Task description = Extract only the lines from the start of the entries below to the line with "(0,0) rectangle (474,474);", inclusive; omit every picture.
◇ ◇ ◇ ◇
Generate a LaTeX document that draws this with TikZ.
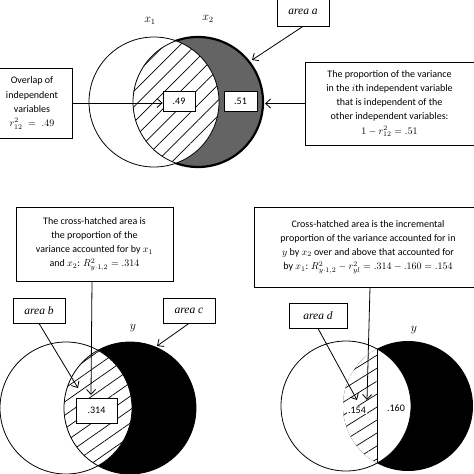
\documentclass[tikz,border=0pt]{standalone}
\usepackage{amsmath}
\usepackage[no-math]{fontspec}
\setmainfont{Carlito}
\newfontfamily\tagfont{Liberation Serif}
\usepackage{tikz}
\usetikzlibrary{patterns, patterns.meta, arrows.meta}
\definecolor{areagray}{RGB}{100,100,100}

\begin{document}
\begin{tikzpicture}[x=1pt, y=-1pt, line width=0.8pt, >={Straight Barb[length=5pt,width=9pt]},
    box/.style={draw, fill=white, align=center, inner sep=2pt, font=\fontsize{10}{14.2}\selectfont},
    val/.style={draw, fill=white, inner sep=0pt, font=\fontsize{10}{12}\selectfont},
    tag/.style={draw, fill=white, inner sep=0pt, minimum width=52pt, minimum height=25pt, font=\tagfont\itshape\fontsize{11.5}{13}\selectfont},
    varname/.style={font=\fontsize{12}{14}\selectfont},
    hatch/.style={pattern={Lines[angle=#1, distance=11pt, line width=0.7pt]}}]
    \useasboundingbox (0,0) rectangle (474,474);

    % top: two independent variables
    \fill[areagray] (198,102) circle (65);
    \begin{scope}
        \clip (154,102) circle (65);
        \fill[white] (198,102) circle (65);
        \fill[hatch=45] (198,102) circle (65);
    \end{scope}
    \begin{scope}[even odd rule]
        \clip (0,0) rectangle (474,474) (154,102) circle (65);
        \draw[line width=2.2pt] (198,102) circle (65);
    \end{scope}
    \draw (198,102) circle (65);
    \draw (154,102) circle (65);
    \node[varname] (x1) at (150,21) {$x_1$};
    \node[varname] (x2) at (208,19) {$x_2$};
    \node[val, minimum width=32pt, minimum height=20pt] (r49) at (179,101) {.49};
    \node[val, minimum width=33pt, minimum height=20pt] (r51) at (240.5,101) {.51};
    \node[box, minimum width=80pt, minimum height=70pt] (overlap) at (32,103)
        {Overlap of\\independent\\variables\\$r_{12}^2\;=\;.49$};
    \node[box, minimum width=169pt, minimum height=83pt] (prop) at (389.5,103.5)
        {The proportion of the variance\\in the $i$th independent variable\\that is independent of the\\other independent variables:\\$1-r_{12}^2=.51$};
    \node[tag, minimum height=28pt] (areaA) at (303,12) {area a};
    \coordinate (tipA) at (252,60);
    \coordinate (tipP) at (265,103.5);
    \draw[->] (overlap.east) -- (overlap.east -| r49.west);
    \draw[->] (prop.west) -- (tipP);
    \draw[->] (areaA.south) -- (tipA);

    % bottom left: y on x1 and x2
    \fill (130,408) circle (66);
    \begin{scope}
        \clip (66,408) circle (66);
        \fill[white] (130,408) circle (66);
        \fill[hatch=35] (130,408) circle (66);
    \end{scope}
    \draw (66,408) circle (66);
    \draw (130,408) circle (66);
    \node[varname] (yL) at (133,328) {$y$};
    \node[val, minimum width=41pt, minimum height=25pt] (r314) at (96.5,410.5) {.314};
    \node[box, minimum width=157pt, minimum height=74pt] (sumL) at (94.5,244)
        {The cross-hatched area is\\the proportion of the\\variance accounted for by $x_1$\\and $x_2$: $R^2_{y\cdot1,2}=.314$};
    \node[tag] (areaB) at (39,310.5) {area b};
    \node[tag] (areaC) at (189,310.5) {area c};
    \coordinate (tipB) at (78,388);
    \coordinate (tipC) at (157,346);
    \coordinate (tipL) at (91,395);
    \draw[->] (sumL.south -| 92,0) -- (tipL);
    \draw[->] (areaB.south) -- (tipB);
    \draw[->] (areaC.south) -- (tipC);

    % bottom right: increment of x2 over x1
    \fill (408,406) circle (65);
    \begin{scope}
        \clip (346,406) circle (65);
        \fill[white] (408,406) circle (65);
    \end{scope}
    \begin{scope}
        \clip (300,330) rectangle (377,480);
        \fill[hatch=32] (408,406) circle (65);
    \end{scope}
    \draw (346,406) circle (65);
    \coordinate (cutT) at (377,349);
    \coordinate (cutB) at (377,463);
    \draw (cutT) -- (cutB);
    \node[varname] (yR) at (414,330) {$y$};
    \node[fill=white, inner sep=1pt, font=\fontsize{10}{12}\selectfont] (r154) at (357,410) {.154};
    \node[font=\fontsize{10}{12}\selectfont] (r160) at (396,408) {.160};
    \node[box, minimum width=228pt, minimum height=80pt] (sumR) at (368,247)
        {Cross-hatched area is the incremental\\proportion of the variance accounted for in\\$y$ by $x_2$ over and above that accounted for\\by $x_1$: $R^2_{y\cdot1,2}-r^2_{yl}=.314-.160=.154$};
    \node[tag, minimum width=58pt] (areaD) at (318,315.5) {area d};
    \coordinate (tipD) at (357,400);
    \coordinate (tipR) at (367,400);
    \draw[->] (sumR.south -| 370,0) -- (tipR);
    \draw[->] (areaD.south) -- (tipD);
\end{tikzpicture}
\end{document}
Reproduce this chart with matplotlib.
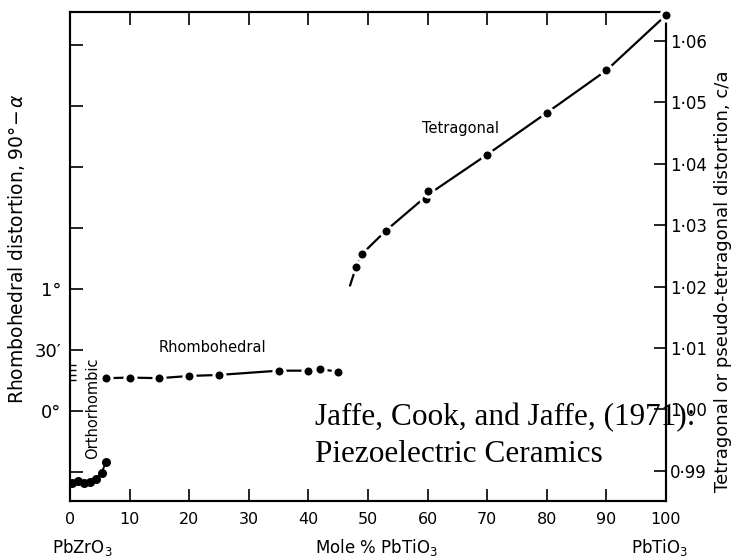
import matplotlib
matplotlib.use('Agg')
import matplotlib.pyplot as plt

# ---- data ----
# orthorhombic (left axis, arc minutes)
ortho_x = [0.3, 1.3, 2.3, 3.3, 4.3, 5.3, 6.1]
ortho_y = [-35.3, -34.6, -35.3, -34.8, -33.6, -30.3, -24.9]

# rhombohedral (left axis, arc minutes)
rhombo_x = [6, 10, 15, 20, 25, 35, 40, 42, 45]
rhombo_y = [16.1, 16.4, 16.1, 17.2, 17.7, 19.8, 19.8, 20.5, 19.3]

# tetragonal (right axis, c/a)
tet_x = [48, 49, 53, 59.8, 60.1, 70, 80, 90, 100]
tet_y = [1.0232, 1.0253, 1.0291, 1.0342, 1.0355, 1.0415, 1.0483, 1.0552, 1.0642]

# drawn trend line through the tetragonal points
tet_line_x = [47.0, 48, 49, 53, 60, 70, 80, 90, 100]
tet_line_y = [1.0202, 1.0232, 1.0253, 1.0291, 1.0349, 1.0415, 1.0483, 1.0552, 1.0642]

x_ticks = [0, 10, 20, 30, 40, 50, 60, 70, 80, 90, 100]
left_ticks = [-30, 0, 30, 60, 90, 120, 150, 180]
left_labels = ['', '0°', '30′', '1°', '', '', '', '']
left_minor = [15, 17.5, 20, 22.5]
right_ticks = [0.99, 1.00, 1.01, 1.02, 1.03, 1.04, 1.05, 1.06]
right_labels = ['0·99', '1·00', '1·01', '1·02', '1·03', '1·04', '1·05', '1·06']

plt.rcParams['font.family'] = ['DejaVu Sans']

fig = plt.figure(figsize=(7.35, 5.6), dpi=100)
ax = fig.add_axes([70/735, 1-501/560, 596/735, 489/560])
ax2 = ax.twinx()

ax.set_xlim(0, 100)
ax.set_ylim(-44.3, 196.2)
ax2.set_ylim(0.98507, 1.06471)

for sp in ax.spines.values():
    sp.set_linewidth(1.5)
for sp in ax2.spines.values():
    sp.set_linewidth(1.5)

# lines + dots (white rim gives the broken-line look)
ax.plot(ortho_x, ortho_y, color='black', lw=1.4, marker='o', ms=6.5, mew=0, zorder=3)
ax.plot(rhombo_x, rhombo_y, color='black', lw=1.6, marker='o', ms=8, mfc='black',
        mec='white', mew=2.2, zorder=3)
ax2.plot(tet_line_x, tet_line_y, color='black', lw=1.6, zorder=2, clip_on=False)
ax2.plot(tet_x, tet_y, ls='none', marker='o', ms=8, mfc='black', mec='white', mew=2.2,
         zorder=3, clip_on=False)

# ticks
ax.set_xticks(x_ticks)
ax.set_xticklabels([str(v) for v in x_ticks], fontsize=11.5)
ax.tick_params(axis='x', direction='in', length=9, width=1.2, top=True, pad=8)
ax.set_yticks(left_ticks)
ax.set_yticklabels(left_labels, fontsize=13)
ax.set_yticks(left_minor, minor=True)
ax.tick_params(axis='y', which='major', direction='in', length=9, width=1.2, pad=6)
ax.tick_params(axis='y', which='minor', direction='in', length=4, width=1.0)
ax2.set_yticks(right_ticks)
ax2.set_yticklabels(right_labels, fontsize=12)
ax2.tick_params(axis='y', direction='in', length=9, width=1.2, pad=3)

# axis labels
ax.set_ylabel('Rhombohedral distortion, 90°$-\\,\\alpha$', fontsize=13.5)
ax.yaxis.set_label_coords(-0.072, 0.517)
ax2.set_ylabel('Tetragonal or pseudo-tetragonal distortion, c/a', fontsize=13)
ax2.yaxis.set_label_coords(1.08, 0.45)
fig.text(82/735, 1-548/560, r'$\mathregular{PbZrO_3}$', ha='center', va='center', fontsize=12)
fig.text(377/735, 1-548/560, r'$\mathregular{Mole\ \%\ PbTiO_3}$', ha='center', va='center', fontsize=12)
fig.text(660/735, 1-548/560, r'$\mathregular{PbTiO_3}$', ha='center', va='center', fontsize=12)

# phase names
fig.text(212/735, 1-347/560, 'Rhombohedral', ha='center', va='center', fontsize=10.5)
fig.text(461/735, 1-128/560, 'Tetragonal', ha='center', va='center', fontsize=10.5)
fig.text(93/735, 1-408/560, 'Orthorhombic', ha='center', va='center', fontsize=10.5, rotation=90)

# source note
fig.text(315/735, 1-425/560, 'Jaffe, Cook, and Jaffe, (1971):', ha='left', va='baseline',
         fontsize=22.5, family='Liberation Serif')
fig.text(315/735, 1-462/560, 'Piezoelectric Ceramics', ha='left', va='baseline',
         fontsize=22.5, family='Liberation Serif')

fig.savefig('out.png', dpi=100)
◇ ◇ ◇ ◇
Full answer =
Generate a LaTeX document that draws this with TikZ.
\documentclass[tikz,border=0pt]{standalone}
\usepackage{amsmath}
\usepackage[no-math]{fontspec}
\setmainfont{Carlito}
\newfontfamily\tagfont{Liberation Serif}
\usepackage{tikz}
\usetikzlibrary{patterns, patterns.meta, arrows.meta}
\definecolor{areagray}{RGB}{100,100,100}

\begin{document}
\begin{tikzpicture}[x=1pt, y=-1pt, line width=0.8pt, >={Straight Barb[length=5pt,width=9pt]},
    box/.style={draw, fill=white, align=center, inner sep=2pt, font=\fontsize{10}{14.2}\selectfont},
    val/.style={draw, fill=white, inner sep=0pt, font=\fontsize{10}{12}\selectfont},
    tag/.style={draw, fill=white, inner sep=0pt, minimum width=52pt, minimum height=25pt, font=\tagfont\itshape\fontsize{11.5}{13}\selectfont},
    varname/.style={font=\fontsize{12}{14}\selectfont},
    hatch/.style={pattern={Lines[angle=#1, distance=11pt, line width=0.7pt]}}]
    \useasboundingbox (0,0) rectangle (474,474);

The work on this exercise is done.